THERE was surprise in many places (also jubilation among Democrats and anxiety among Republicans) when the news broke last week that Michael Dukakis was leading George Bush in the American presidential opinion polls by a wide margin. A New York Times/CBS poll that had been taken during the second week of May showed Governor Dukakis leading Vice-President Bush by 48 to 39 percent. The same poll taken in March had shown Mr. Bush leading, 46 to 45 percent. In a mere two months the Dukakis rating had thus jumped from a one-point deficit to a nine-point advantage.
Back when the March poll was taken, public attention was focused on the individual contests inside the respective Republican and Democratic Parties. Bob Dole was still a formidable Republican contender. Pat Robertson was still in the running. Not until the end of March was it certain that Bush would be the Republican nominee.
Over among the Democrats in mid-March, Albert Gore Jr., Paul Simon, and the Rev. Jesse Jackson were still in the running. It took the New York primary to torpedo Senator Gore, and the Illinois primary to end Senator Simon's hopes. Meanwhile the strong Dukakis win in New York and Pennsylvania over Mr. Jackson ended serious doubt that Dukakis would be the Democratic leader.
Thus not until early May did the public at large settle down to a good look at just two men - Bush and Dukakis.
The result need not have been surprising. Once you forget about all the runners-up - Dole, Mr. Gore, Richard Gephardt, Mr. Robertson, Jack Kemp, and the rest - there is one obvious difference between the two survivors. One is a man who has spent the last 7 years sitting in on the councils of state and leaving no visible record of ever having had a hand in the decisionmaking process.
The other is a man who has been making decisions and taking up positions for most of 16 years. Bush has a splendid record of high positions in government from way back. But that was all before 1980.
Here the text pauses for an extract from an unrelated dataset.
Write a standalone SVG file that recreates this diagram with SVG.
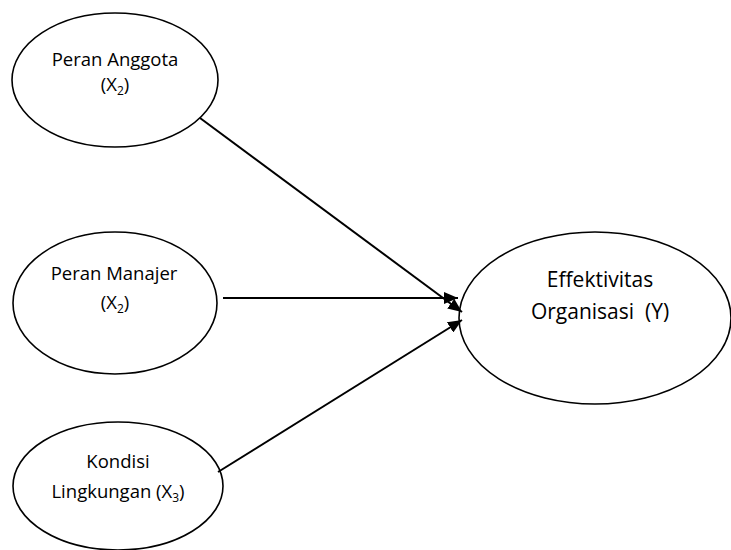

What do we know about Bush today? We know that he has been a loyal vice-president to Ronald Reagan. But we do not know what he did to prove his usefulness to the President other than to give public support to Reagan policies. We do not know what role he played in the Iran-contra affair. We do not know whether he ever tried to stem the tide of growing national deficits.
During the years that Bush was being a loyal vice-president, Dukakis was running the state of Massachusetts. He was first elected governor in 1974. He lost out in 1978, spent four years teaching and learning at Harvard, came back as governor in 1982, and was reelected, easily, in 1986.
The contrast is inevitable. Vice-presidents are not allowed to be seen to be making decisions or influencing high policy. It is the occupational disadvantage of the office. Bush is the victim, not the cause, of the fact that he has an eight-year nonrecord of decisions to identify his public posture. There is a contrast between a man who has been living with the problem of government of these times and making decisions about them and a man who has been on the sidelines of the decision process.
This shows up, inevitably, in a secondary respect. Because Dukakis has been making decisions about problems of government, he sounds up to date. He is wrestling with a budget problem in Massachusetts right now. Can he balance his current budget? How will he do it? He is worried about drugs, about law enforcement, about AIDS, and doing things about these matters, he is up with the times.
Can Bush close the gap? Yes, of course, if between now and election day he can show that he is equally aware of the new problems of today and has fresh answers. But it is not going to be easy for him to break out of the pattern of his nonactive vice-presidential years while a brisk, busy Dukakis is making modern decisions about modern problems, every day.